◆ **Recorded data**:
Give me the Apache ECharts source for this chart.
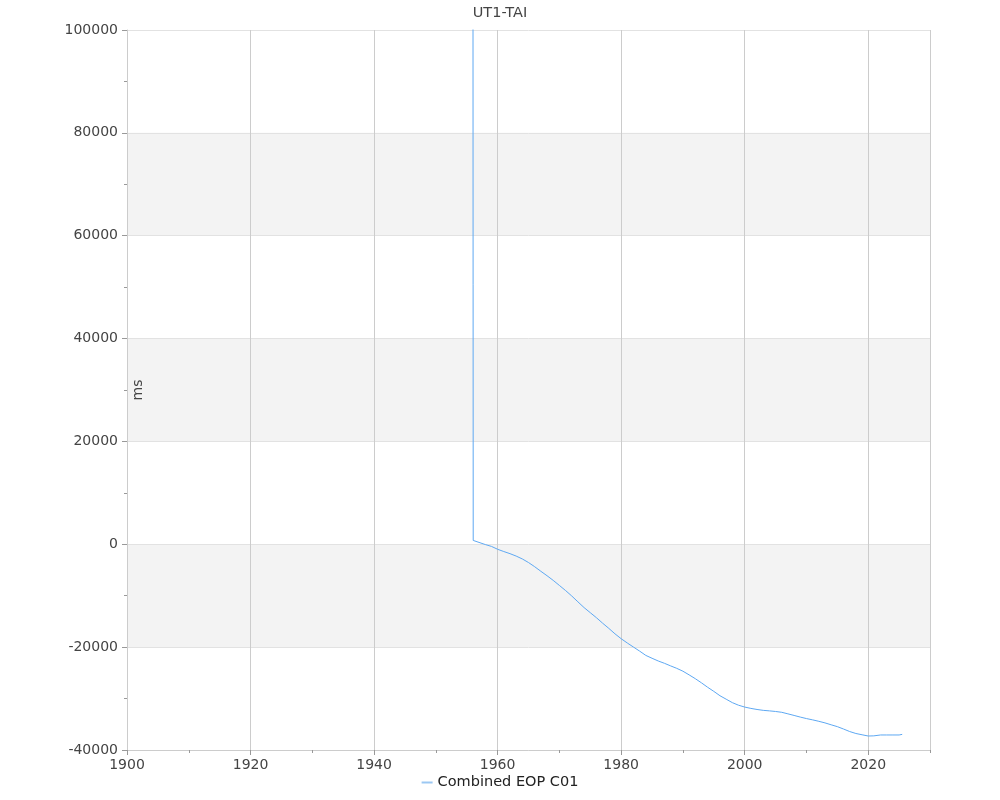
<!DOCTYPE html>
<html>
<head>
<meta charset="utf-8">
<script src="https://cdn.jsdelivr.net/npm/echarts@6/dist/echarts.min.js"></script>
<style>html,body{margin:0;padding:0;background:#fff}#c{width:1000px;height:800px}</style>
</head>
<body>
<div id="c"></div>
<script>
const title = 'UT1-TAI';
const seriesName = 'Combined EOP C01';
const yUnit = 'ms';
const years = [1956.0, 1956.05, 1958, 1959, 1960, 1961, 1962, 1963, 1964, 1965, 1966, 1967, 1968, 1969,
  1970, 1971, 1972, 1973, 1974, 1975, 1976, 1977, 1978, 1979, 1980, 1981, 1982, 1983, 1984, 1985,
  1986, 1987, 1988, 1989, 1990, 1991, 1992, 1993, 1994, 1995, 1996, 1997, 1998, 1999, 2000, 2001,
  2002, 2003, 2004, 2005, 2006, 2007, 2008, 2009, 2010, 2011, 2012, 2013, 2014, 2015, 2016, 2017,
  2018, 2019, 2020, 2020.9, 2021, 2022, 2023, 2024, 2025, 2025.5];
const values = [150000, 750, -50, -410, -970, -1410, -1820, -2290, -2850, -3550, -4360, -5250, -6110, -7020,
  -8000, -8990, -10050, -11190, -12310, -13300, -14280, -15340, -16350, -17410, -18360, -19200, -19990, -20780, -21610, -22160,
  -22690, -23140, -23640, -24120, -24680, -25390, -26130, -26940, -27800, -28600, -29450, -30120, -30790, -31290, -31650, -31910,
  -32120, -32290, -32390, -32510, -32670, -32970, -33280, -33600, -33890, -34140, -34420, -34730, -35100, -35460, -35920, -36410,
  -36790, -37040, -37280, -37250, -37080, -37080, -37080, -37080, -37080, -36960];
const xMin = 1900, xMax = 2030, xStep = 20, xMinorStep = 10;
const yMin = -40000, yMax = 100000, yStep = 20000;

const font = 'DejaVu Sans';
const plain = v => String(v);
const chart = echarts.init(document.getElementById('c'));
chart.setOption({
  animation: false,
  title: { text: title, left: 'center', top: 1, textStyle: { fontFamily: font, fontSize: 14.5, fontWeight: 'normal', color: '#444' } },
  legend: { bottom: 5, left: 'center', itemWidth: 11, itemHeight: 2, icon: 'rect', itemGap: 8,
    data: [{ name: seriesName, itemStyle: { color: '#9cc8f3' } }],
    textStyle: { fontFamily: font, fontSize: 14.5, color: '#222' } },
  grid: { left: 127, right: 70, top: 30, bottom: 50, containLabel: false },
  xAxis: [{
    type: 'value', min: xMin, max: xMax, interval: xStep, position: 'bottom',
    axisLine: { show: true, onZero: false, lineStyle: { color: '#cccccc' } },
    axisTick: { show: true, length: 5, lineStyle: { color: '#999' } },
    axisLabel: { showMaxLabel: false, margin: 8, formatter: plain, fontFamily: font, fontSize: 14, color: '#444' },
    splitLine: { show: true, lineStyle: { color: '#cccccc' } }
  }, {
    type: 'value', min: xMin, max: xMax, interval: xMinorStep, position: 'bottom',
    axisLine: { show: false, onZero: false }, axisLabel: { show: false }, splitLine: { show: false },
    axisTick: { show: true, length: 3, lineStyle: { color: '#999' } }
  }],
  yAxis: {
    type: 'value', min: yMin, max: yMax, interval: yStep,
    name: yUnit, nameLocation: 'middle', nameGap: -18, nameMoveOverlap: false,
    nameTextStyle: { fontFamily: font, fontSize: 14, color: '#444' },
    axisLine: { show: true, lineStyle: { color: '#cccccc' } },
    axisTick: { show: true, length: 5, lineStyle: { color: '#999' } },
    minorTick: { show: true, splitNumber: 2, length: 3, lineStyle: { color: '#999' } },
    axisLabel: { margin: 9, formatter: plain, fontFamily: font, fontSize: 14, color: '#444' },
    splitLine: { show: true, lineStyle: { color: '#e2e2e2' } },
    splitArea: { show: true, areaStyle: { color: ['rgba(255,255,255,0)', '#f3f3f3'] } }
  },
  series: [{
    name: seriesName, type: 'line', xAxisIndex: 0,
    data: years.map((y, i) => [y, values[i]]),
    showSymbol: false, symbol: 'none', clip: true,
    lineStyle: { width: 1, color: '#5ea8f2' }, itemStyle: { color: '#5ea8f2' }
  }]
});
</script>
</body>
</html>
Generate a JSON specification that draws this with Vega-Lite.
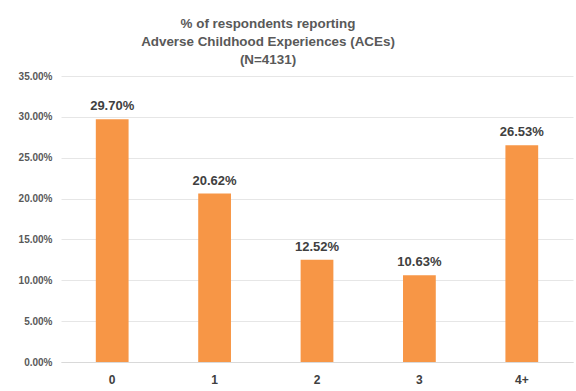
{
  "$schema": "https://vega.github.io/schema/vega-lite/v6.json",
  "autosize": {"type": "none"},
  "width": 512,
  "height": 286,
  "padding": {"left": 61, "top": 76, "right": 3, "bottom": 29},
  "background": "white",
  "config": {
    "view": {"stroke": null},
    "font": "Liberation Sans"
  },
  "title": {
    "text": ["% of respondents reporting", "Adverse Childhood Experiences (ACEs)", "(N=4131)"],
    "font": "Liberation Sans",
    "fontSize": 13.4,
    "fontWeight": "bold",
    "color": "#595959",
    "lineHeight": 18,
    "anchor": "middle",
    "dx": -49,
    "offset": 5
  },
  "data": {
    "values": [
      {"aces": "0", "pct": 0.297},
      {"aces": "1", "pct": 0.2062},
      {"aces": "2", "pct": 0.1252},
      {"aces": "3", "pct": 0.1063},
      {"aces": "4+", "pct": 0.2653}
    ]
  },
  "encoding": {
    "x": {
      "field": "aces",
      "type": "nominal",
      "sort": null,
      "scale": {"paddingInner": 0.68, "paddingOuter": 0.34},
      "axis": {
        "title": null,
        "labelAngle": 0,
        "labelFont": "Liberation Sans",
        "labelFontSize": 12,
        "labelFontWeight": "bold",
        "labelColor": "#404040",
        "labelPadding": 12,
        "ticks": false,
        "domain": true,
        "domainColor": "#d9d9d9"
      }
    },
    "y": {
      "field": "pct",
      "type": "quantitative",
      "scale": {"domain": [0, 0.35], "nice": false},
      "axis": {
        "title": null,
        "format": ".2%",
        "values": [0, 0.05, 0.1, 0.15, 0.2, 0.25, 0.3, 0.35],
        "labelFont": "Liberation Sans",
        "labelFontSize": 10,
        "labelFontWeight": "bold",
        "labelColor": "#595959",
        "labelPadding": 9,
        "ticks": false,
        "domain": false,
        "grid": true,
        "gridColor": "#e6e6e6"
      }
    }
  },
  "layer": [
    {"mark": {"type": "bar", "color": "#F79646"}},
    {
      "mark": {
        "type": "text",
        "baseline": "bottom",
        "dy": -6,
        "font": "Liberation Sans",
        "fontSize": 13,
        "fontWeight": "bold",
        "color": "#404040"
      },
      "encoding": {"text": {"field": "pct", "type": "quantitative", "format": ".2%"}}
    }
  ]
}
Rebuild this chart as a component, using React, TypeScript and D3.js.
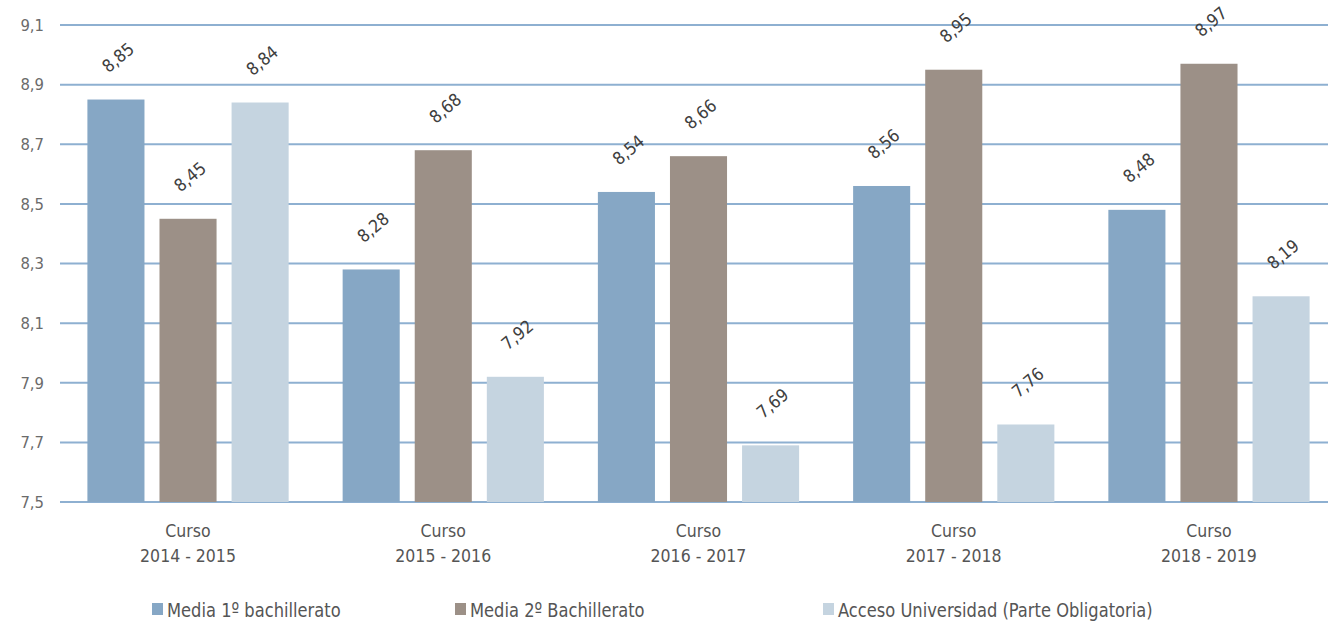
import React from "react";
import * as d3 from "d3";

const courses = ["2014 - 2015", "2015 - 2016", "2016 - 2017", "2017 - 2018", "2018 - 2019"];
const seriesNames = ["Media 1º bachillerato", "Media 2º Bachillerato", "Acceso Universidad (Parte Obligatoria)"];
const media1 = [8.85, 8.28, 8.54, 8.56, 8.48];
const media2 = [8.45, 8.68, 8.66, 8.95, 8.97];
const acceso = [8.84, 7.92, 7.69, 7.76, 8.19];
const yTicks = [7.5, 7.7, 7.9, 8.1, 8.3, 8.5, 8.7, 8.9, 9.1];
const colors = ["#86a7c5", "#9c9087", "#c5d4e0"];

const W = 1328, H = 625;
const FONT = "'DejaVu Sans Condensed', 'Liberation Sans Narrow', 'DejaVu Sans', sans-serif";

export default function App() {
  const series = [media1, media2, acceso];
  const x = d3.scaleBand<string>().domain(courses).range([60.4, 1336.6]).paddingInner(0).paddingOuter(0);
  const xi = d3.scaleBand<number>().domain([0, 1, 2]).range([27, 255.25 - 27]).paddingInner(15 / 72).paddingOuter(0);
  const y = d3.scaleLinear().domain([7.5, 9.1]).range([502, 25]);
  const fmt = (v: number) => v.toFixed(2).replace(".", ",");
  const legendX = [152, 455, 823];
  return (
    <svg width={W} height={H} style={{ position: "absolute", left: 0, top: 0 }}>
      <rect width={W} height={H} fill="#fff" />
      {yTicks.map((t) => (
        <g key={t}>
          <line x1={60} x2={W} y1={y(t)} y2={y(t)} stroke="#8eb0d1" strokeWidth={2} />
          <text x={44} y={y(t)} dy="0.35em" textAnchor="end" fontFamily={FONT} fontSize={16.5} fill="#6b6b6b">
            {t.toFixed(1).replace(".", ",")}
          </text>
        </g>
      ))}
      {courses.map((c, ci) => (
        <g key={c} transform={`translate(${x(c)},0)`}>
          {series.map((s, si) => {
            const bx = xi(si)!;
            const bw = xi.bandwidth();
            const top = y(s[ci]);
            return (
              <g key={si}>
                <rect x={bx} y={top} width={bw} height={y(7.5) - top} fill={colors[si]} />
                <text
                  transform={`translate(${bx + bw / 2 + 2},${top - 42}) rotate(-40)`}
                  textAnchor="middle"
                  dy="0.35em"
                  fontFamily={FONT}
                  fontSize={17.5}
                  fill="#404040"
                >
                  {fmt(s[ci])}
                </text>
              </g>
            );
          })}
          <text x={x.bandwidth() / 2} y={531} textAnchor="middle" dy="0.35em" fontFamily={FONT} fontSize={17.5} fill="#555">
            Curso
          </text>
          <text x={x.bandwidth() / 2} y={556} textAnchor="middle" dy="0.35em" fontFamily={FONT} fontSize={17.5} fill="#555">
            {c}
          </text>
        </g>
      ))}
      {seriesNames.map((n, i) => (
        <g key={n} transform={`translate(${legendX[i]},0)`}>
          <rect x={0} y={603} width={11} height={12} fill={colors[i]} />
          <text
            transform="translate(15,610) scale(0.93,1)"
            dy="0.35em"
            fontFamily={FONT}
            fontSize={19.5}
            fill="#555"
          >
            {n}
          </text>
        </g>
      ))}
    </svg>
  );
}
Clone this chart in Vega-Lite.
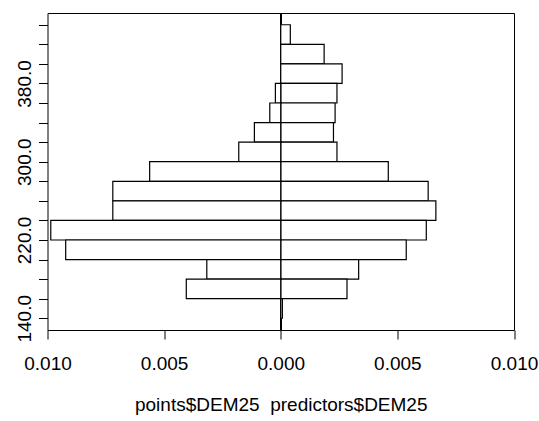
{
  "$schema": "https://vega.github.io/schema/vega-lite/v6.json",
  "width": 466.5,
  "height": 317,
  "autosize": {"type": "none"},
  "padding": {"left": 47.5, "top": 13, "right": 25, "bottom": 91},
  "background": "white",
  "config": {
    "view": {"stroke": "black", "strokeWidth": 1},
    "font": "Liberation Sans",
    "axis": {
      "grid": false,
      "domain": false,
      "tickColor": "black",
      "tickSize": 9,
      "tickWidth": 1,
      "labelColor": "black",
      "labelFont": "Liberation Sans",
      "labelFontSize": 19,
      "titleFont": "Liberation Sans",
      "titleFontSize": 19,
      "titleFontWeight": "normal",
      "titleColor": "black",
      "labelOverlap": false,
      "labelBound": false,
      "labelFlush": false
    }
  },
  "data": {
    "values": [
      {"bin": 0, "lo": 14, "hi": 15, "group": "predictors", "value": 0.00041},
      {"bin": 1, "lo": 13, "hi": 14, "group": "predictors", "value": 0.00186},
      {"bin": 2, "lo": 12, "hi": 13, "group": "predictors", "value": 0.00263},
      {"bin": 3, "lo": 11, "hi": 12, "group": "predictors", "value": 0.00241},
      {"bin": 4, "lo": 10, "hi": 11, "group": "predictors", "value": 0.00233},
      {"bin": 5, "lo": 9, "hi": 10, "group": "predictors", "value": 0.00226},
      {"bin": 6, "lo": 8, "hi": 9, "group": "predictors", "value": 0.00241},
      {"bin": 7, "lo": 7, "hi": 8, "group": "predictors", "value": 0.00461},
      {"bin": 8, "lo": 6, "hi": 7, "group": "predictors", "value": 0.00632},
      {"bin": 9, "lo": 5, "hi": 6, "group": "predictors", "value": 0.00665},
      {"bin": 10, "lo": 4, "hi": 5, "group": "predictors", "value": 0.00624},
      {"bin": 11, "lo": 3, "hi": 4, "group": "predictors", "value": 0.00538},
      {"bin": 12, "lo": 2, "hi": 3, "group": "predictors", "value": 0.00334},
      {"bin": 13, "lo": 1, "hi": 2, "group": "predictors", "value": 0.00284},
      {"bin": 14, "lo": 0, "hi": 1, "group": "predictors", "value": 0.00007},
      {"bin": 3, "lo": 11, "hi": 12, "group": "points", "value": -0.00023},
      {"bin": 4, "lo": 10, "hi": 11, "group": "points", "value": -0.00047},
      {"bin": 5, "lo": 9, "hi": 10, "group": "points", "value": -0.00113},
      {"bin": 6, "lo": 8, "hi": 9, "group": "points", "value": -0.0018},
      {"bin": 7, "lo": 7, "hi": 8, "group": "points", "value": -0.00562},
      {"bin": 8, "lo": 6, "hi": 7, "group": "points", "value": -0.0072},
      {"bin": 9, "lo": 5, "hi": 6, "group": "points", "value": -0.0072},
      {"bin": 10, "lo": 4, "hi": 5, "group": "points", "value": -0.00986},
      {"bin": 11, "lo": 3, "hi": 4, "group": "points", "value": -0.00922},
      {"bin": 12, "lo": 2, "hi": 3, "group": "points", "value": -0.00317},
      {"bin": 13, "lo": 1, "hi": 2, "group": "points", "value": -0.00405}
    ]
  },
  "layer": [
    {
      "mark": {"type": "rule", "color": "black", "strokeWidth": 1.5},
      "encoding": {"x": {"datum": 0, "type": "quantitative"}}
    },
    {
      "mark": {"type": "rect", "fill": "white", "stroke": "black", "strokeWidth": 1.2},
      "encoding": {
        "x": {
          "field": "value",
          "type": "quantitative",
          "scale": {"domain": [-0.01, 0.01], "nice": false, "zero": false},
          "axis": {
            "values": [-0.01, -0.005, 0, 0.005, 0.01],
            "labelExpr": "format(abs(datum.value), '.3f')",
            "labelBaseline": "alphabetic",
            "labelPadding": 30,
            "title": "points$DEM25\u00a0\u00a0predictors$DEM25",
            "titleBaseline": "alphabetic",
            "titleAnchor": "middle",
            "titleY": 80
          }
        },
        "x2": {"datum": 0},
        "y": {
          "field": "lo",
          "type": "quantitative",
          "scale": {"domain": [-0.6, 15.6], "nice": false, "zero": false},
          "axis": {
            "values": [0, 1, 2, 3, 4, 5, 6, 7, 8, 9, 10, 11, 12, 13, 14, 15],
            "labelExpr": "datum.value == 0 ? '140.0' : datum.value == 4 ? '220.0' : datum.value == 8 ? '300.0' : datum.value == 12 ? '380.0' : ''",
            "labelAngle": -90,
            "labelAlign": "center",
            "labelBaseline": "alphabetic",
            "labelPadding": 8,
            "title": null
          }
        },
        "y2": {"field": "hi"}
      }
    }
  ]
}
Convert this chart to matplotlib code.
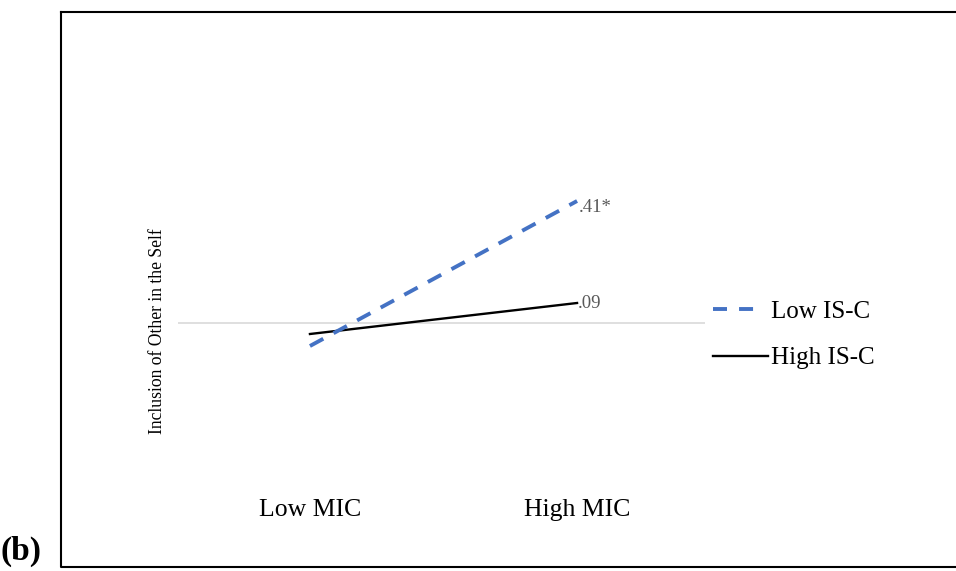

◆ **JOB**:
Where a line holds the string "this", copy that line.

◆ **REPLY**:
Give me the Apache ECharts source for this chart.
Generate a JSON specification that draws this with Vega-Lite.
Rebuild this chart as a component, using React, TypeScript and D3.js.
Clone this chart in Vega-Lite.
Convert this chart to matplotlib code.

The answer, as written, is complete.